Asymmetric keys can also be used to generate session keys. As discussed above, cryptographic keys are used to secure communications, often session-wise, instead of being used repeatedly. At the beginning of each session, the private key generates a new secret key used as a session key. After the session ends, the secret key is discarded, and a new one must be created for the following session. This process provides an additional and essential advantage: even if an attacker intercepts the session key and decrypts it, it’s impossible to decrypt messages for future sessions, only for the present one. This aspect is what is called Perfect Forward Secrecy (PFS). This, again, reinforces the necessity to protect private keys. Compromising those means undermining the confidentiality of all sessions protected by them.
Aside from ensuring confidentiality, asymmetric algorithms may also provide authentication and non-repudiation. In principle, since the private key belongs only to a specific party, it can be used as a digital signature, i.e., as proof that the message came from the intended sender. This authentication happens as follows: the sender encrypts a hash of the message with its private key. The output is the digital signature. When the message reaches its destination, the recipient uses the sender’s public key to decrypt the signature. It then compares the decrypted hash with the message hash it has computed on the spot. If both hashes are equal, the message came from the intended sender.

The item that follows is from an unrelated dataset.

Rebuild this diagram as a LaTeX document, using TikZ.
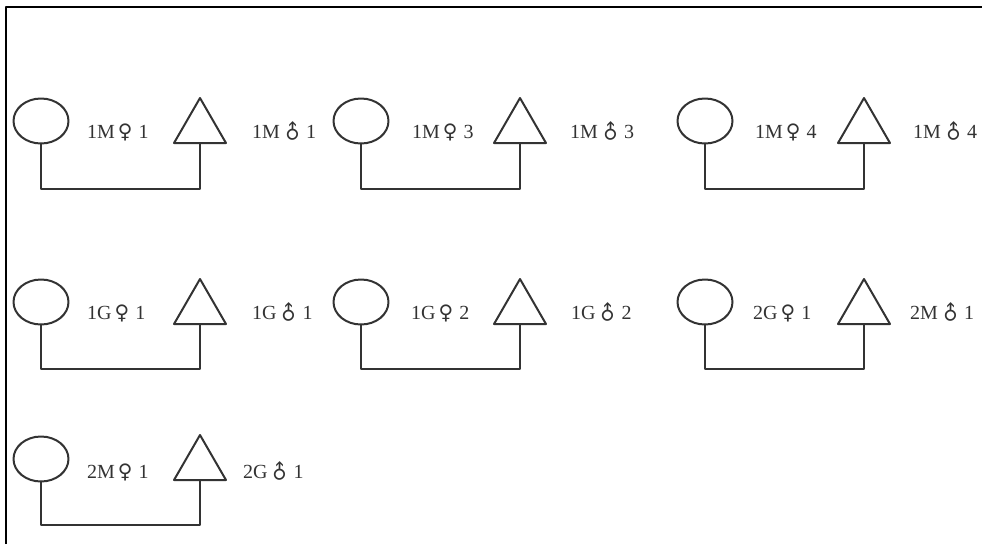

An important factor was omitted here for simplicity’s sake: there has to be a guarantee that the private-public key pair belongs to the sender. A third party, named certificate authority, assigns a digital certificate, which proves the connection between individual and cryptographic keys. Digital certificates are a detailed subject discussed in a future post since this one is lengthy already.
Non-repudiation is a consequence of the authentication process. The recipient not only must have guarantees that the message is undeniably from the intended sender, but at the same time, the sender must know that the message was sent and correctly received and read. Both parties cannot deny their roles in the interaction.

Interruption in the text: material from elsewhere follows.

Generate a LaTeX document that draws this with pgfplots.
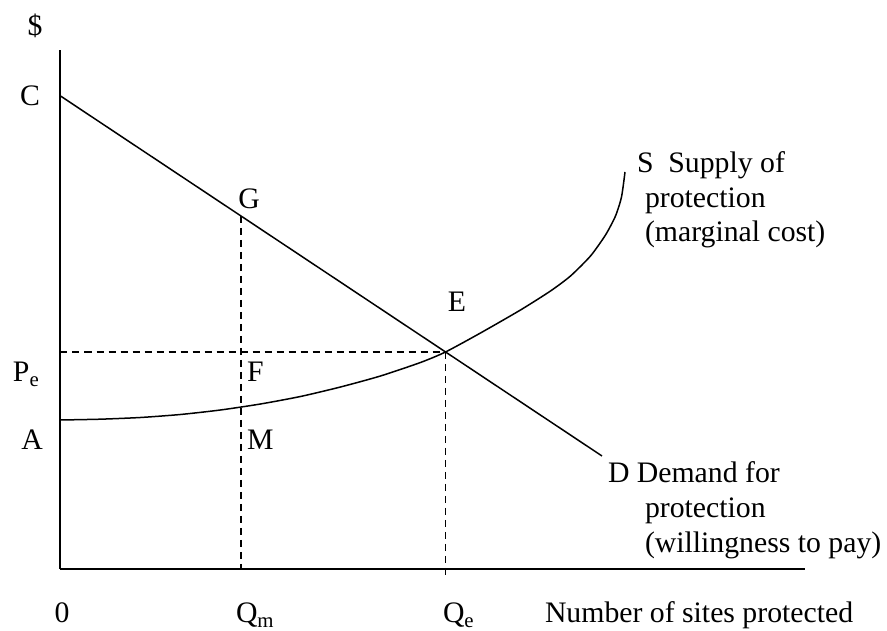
\documentclass[border=0pt]{standalone}
\usepackage{pgfplots}
\pgfplotsset{compat=1.18}
\usepackage{fontspec}
\setmainfont{Liberation Serif}
\begin{document}
\fontsize{11.9}{14}\selectfont
\begin{tikzpicture}[every node/.append style={inner sep=0pt, outer sep=0pt}]
\begin{axis}[
  x=0.4pt, y=0.4pt,
  xmin=0, xmax=744.5, ymin=0, ymax=519,
  axis lines=left,
  axis line style={line width=0.8pt, -},
  every outer x axis line/.append style={-},
  every outer y axis line/.append style={-},
  ticks=none,
  clip=false,
  nodes={inner sep=0pt, outer sep=0pt},
]
\coordinate (bl) at (axis cs:-60.5,-62);
\coordinate (tr) at (axis cs:826.5,569);
% demand
\addplot[black, line width=0.6pt] coordinates {(0,473) (541.5,113)};
% supply
\addplot[black, line width=0.6pt, smooth, tension=0.4] coordinates {
(0,149) (40,149.8) (80,151.5) (120,154.5) (160,159) (200,165) (240,172.5)
(280,182) (320,193) (360,206.5) (385,217) (420,236) (460,259) (490,278)
(510,293) (530,313) (545,334) (555,353) (561,372) (564.5,397)};
% dashed guides
\addplot[black, line width=0.55pt, dash pattern=on 2.8pt off 2pt] coordinates {(0,217) (385,217)};
\addplot[black, line width=0.55pt, dash pattern=on 2.8pt off 2pt] coordinates {(385,217) (385,-9)};
\addplot[black, line width=0.55pt, dash pattern=on 2.8pt off 2pt] coordinates {(180.5,353) (180.5,0)};
% labels
\node[inner sep=0pt] at (axis cs:-25.5,543) {\$};
\node[inner sep=0pt] at (axis cs:-30.5,473) {C};
\node[inner sep=0pt] at (axis cs:188.5,370) {G};
\node[inner sep=0pt] at (axis cs:396.5,267) {E};
\node[inner sep=0pt, anchor=base west] at (axis cs:-47.5,187) {P\textsubscript{e}};
\node[inner sep=0pt, anchor=base west] at (axis cs:186.5,187) {F};
\node[inner sep=0pt, anchor=base] at (axis cs:-28.5,119) {A};
\node[inner sep=0pt, anchor=base west] at (axis cs:186.5,119) {M};
\node[inner sep=0pt, anchor=base] at (axis cs:1.5,-54) {0};
\node[inner sep=0pt, anchor=base west] at (axis cs:175.5,-54) {Q\textsubscript{m}};
\node[inner sep=0pt, anchor=base west] at (axis cs:382.5,-54) {Q\textsubscript{e}};
\node[inner sep=0pt, anchor=base west] at (axis cs:484.5,-54) {Number of sites protected};
\node[inner sep=0pt, anchor=base west] at (axis cs:576.5,396) {S\ \ Supply of};
\node[inner sep=0pt, anchor=base west] at (axis cs:584.5,361) {protection};
\node[inner sep=0pt, anchor=base west] at (axis cs:584.5,327) {(marginal cost)};
\node[inner sep=0pt, anchor=base west] at (axis cs:547.5,86) {D Demand for};
\node[inner sep=0pt, anchor=base west] at (axis cs:584.5,51) {protection};
\node[inner sep=0pt, anchor=base west] at (axis cs:584.5,16) {(willingness to pay)};
\end{axis}
\pgfresetboundingbox
\path[use as bounding box] (bl) rectangle (tr);
\end{tikzpicture}
\end{document}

Aside from RSA, Diffie-Hellman, and ECC, other asymmetric standards are Pretty Good Encryption (PGP) and GnuPG. All of them will be discussed in a future post.
Hashing
Cryptography can ensure confidentiality, authentication, and non-repudiation and also provide integrity. Message integrity is obtained when the message is processed by a one-way cryptographic function called a hash function. The output is a mathematical checksum. If any part of the message changes, the hash changes as well. That is why hashes are ideal for signaling file integrity. Since the function is one-way, hashing doesn’t work for confidentiality.

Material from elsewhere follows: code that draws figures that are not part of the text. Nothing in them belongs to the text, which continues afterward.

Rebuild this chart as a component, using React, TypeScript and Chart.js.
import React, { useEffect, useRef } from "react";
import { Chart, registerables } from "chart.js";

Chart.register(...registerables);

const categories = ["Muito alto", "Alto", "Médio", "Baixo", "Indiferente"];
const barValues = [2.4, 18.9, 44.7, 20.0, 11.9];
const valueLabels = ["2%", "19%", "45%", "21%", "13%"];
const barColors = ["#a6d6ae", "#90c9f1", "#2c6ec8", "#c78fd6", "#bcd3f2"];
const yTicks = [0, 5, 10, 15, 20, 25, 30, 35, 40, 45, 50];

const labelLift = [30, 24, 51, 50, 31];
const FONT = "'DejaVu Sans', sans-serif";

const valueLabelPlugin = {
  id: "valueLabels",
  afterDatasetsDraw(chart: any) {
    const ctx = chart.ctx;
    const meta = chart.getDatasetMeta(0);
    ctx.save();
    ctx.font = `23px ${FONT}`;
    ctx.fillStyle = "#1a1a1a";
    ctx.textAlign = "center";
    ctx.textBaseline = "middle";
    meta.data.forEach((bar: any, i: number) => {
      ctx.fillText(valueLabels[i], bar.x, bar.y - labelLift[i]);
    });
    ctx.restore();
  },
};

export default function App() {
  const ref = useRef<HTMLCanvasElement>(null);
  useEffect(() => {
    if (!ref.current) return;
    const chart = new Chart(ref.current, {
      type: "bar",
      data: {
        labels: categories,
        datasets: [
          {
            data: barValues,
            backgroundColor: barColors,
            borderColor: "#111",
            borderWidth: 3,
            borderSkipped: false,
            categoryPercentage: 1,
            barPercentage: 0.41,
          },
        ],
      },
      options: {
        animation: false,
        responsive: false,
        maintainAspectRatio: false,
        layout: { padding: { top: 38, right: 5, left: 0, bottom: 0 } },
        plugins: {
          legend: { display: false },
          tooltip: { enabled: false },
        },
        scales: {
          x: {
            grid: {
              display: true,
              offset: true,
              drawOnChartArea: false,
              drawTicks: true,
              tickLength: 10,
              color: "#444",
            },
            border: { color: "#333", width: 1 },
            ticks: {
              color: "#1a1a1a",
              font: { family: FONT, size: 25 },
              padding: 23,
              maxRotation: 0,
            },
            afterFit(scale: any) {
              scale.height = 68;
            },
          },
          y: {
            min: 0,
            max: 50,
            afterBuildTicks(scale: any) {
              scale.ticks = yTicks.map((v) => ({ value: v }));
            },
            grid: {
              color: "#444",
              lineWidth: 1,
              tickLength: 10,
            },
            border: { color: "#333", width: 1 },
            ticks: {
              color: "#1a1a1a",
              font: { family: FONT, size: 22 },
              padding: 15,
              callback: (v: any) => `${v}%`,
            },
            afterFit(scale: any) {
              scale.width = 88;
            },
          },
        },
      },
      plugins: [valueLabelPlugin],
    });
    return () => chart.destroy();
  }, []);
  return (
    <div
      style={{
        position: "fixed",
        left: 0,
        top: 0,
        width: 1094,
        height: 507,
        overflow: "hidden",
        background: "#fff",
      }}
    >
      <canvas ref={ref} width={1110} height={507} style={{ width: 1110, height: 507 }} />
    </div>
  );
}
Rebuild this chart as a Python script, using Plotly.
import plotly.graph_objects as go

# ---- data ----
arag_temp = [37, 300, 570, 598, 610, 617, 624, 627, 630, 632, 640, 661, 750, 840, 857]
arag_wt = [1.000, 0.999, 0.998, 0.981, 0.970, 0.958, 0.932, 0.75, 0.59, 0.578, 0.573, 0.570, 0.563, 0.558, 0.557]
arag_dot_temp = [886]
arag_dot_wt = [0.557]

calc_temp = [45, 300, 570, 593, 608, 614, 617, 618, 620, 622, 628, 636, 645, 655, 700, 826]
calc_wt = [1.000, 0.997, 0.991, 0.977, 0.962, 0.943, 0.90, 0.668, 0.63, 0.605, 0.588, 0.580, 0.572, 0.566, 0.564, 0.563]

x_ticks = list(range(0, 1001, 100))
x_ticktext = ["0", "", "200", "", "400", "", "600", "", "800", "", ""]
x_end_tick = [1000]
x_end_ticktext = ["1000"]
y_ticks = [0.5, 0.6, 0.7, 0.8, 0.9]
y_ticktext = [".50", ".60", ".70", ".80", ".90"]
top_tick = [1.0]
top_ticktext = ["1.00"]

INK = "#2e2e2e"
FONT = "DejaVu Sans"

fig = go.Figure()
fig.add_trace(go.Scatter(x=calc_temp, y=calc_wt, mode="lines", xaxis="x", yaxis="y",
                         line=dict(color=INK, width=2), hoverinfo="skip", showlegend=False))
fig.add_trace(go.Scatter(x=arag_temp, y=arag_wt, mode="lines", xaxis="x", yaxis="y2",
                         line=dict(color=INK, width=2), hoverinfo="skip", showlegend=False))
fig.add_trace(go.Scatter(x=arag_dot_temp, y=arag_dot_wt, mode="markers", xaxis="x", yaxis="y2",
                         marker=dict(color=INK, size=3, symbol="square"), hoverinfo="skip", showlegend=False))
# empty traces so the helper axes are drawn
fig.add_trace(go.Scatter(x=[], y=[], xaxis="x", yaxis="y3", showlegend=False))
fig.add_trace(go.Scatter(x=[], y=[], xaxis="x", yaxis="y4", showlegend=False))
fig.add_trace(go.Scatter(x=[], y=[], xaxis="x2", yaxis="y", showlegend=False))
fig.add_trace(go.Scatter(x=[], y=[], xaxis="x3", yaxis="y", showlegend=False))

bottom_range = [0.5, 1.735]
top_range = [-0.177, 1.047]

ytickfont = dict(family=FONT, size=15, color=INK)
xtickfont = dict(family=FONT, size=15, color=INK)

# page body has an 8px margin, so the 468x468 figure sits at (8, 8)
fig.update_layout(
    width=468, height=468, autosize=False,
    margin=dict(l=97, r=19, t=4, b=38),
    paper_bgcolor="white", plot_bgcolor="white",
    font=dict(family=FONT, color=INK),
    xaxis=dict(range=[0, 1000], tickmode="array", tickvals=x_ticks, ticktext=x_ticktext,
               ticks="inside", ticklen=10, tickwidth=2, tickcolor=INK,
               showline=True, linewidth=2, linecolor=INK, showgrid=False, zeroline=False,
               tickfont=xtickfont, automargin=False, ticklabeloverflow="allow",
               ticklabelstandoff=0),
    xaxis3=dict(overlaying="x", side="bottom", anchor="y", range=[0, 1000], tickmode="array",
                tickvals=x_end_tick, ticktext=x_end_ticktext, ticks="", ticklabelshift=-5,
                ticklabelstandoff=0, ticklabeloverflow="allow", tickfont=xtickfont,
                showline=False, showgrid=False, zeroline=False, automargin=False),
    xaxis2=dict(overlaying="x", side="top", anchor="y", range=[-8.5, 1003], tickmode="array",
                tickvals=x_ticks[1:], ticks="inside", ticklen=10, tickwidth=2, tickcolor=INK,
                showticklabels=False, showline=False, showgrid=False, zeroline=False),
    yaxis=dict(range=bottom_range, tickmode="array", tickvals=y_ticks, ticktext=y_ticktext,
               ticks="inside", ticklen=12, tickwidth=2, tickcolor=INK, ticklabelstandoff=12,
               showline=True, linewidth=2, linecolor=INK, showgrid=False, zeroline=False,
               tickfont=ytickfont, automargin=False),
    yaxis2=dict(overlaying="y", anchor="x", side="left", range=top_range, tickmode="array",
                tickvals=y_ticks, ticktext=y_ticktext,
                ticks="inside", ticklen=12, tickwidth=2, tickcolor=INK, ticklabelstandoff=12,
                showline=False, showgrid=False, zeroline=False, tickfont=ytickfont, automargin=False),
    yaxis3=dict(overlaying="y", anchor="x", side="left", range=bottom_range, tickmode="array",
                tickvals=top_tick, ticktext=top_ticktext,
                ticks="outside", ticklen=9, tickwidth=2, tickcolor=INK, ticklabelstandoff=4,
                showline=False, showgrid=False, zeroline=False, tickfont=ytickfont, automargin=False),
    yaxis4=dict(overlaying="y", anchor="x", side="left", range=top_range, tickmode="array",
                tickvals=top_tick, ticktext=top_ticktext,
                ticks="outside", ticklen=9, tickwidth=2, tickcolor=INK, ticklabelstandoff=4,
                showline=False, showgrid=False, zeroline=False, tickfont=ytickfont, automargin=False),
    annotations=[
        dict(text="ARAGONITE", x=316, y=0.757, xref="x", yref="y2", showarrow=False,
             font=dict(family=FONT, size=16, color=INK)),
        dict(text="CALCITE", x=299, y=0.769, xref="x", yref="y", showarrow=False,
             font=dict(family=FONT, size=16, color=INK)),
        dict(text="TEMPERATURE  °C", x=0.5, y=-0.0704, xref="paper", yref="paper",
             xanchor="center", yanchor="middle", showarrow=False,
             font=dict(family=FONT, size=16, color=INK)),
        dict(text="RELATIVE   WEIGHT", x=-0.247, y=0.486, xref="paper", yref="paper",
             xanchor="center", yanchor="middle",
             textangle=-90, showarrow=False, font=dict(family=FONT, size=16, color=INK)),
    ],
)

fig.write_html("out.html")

Hash functions can have some vulnerabilities. Collisions are one of them: there may be a situation where different inputs may produce the same hash. Attackers may exploit this fact by, for example, getting unauthorized access using a variation of a password close to the actual password enough for the algorithm to produce the same hash value.
Attackers can also have enormous tables with precomputed hashes of, for example, common passwords. With this procedure, called a rainbow table attack, they can guess more quickly which password a user is using by comparing the hash of the user password and the precomputed hash. To counteract this, organizations may apply salting, which juxtaposes random data (named salt) with the actual data and hashes both of them together. This increased unpredictability hinders the effectiveness of using precomputed hashes of known inputs.
Pre-conditions for Cryptography Implementation
As noted, cryptography ensures confidentiality, integrity, authentication, and non-repudiation. Organizations must first clearly understand these objectives when implementing cryptography and establishing facets of their operations and infrastructure that the adopted cryptographic procedures must protect.
Another important aspect is considering cryptographic service providers (CSPs), i.e., the hardware, software, and firmware destined to implement cryptography. Such operations require significant computational power, and ideally, companies can use special-purpose hardware, like hardware security modules (HSM). These can perform proper key management (generation, storage, and use) and provide digital signatures, cryptographic acceleration, and homomorphic processing.
The other side of this coin is how to provide adequate cryptographic protection in low-power equipment, such as those in the IoT category. A type of lightweight cryptography may be the still pending solution to this problem.
Software design for cryptography must use well-known and peer-reviewed algorithms. Organizations should avoid developing and using proprietary algorithms since the security community didn’t properly assess and analyze their vulnerabilities and limits. They also must follow other security standards, such as recommended modes of operation, proper key lengths, and reliable random number generators.
The National Institute of Standards and Technology (NIST) has a document describing all adequate measures regarding the use of cryptography, the Federal Information Processing Standard 140–2 (aka NIST FIPS 140–2).
Steganography
One final topic for this very long text is steganography. This peculiar term derives from the Greek meaning “concealed text.” Even though this concept may be similar to cryptography, steganography doesn’t encompass the conversion of plaintext into ciphertext. Its practice aims to hide sensitive information in ordinary files, such as an image or a music file.
For example, by converting an image file into an audio file, it may be possible to access some information hidden in the audio that would not have been accessed previously by just looking at or analyzing the image.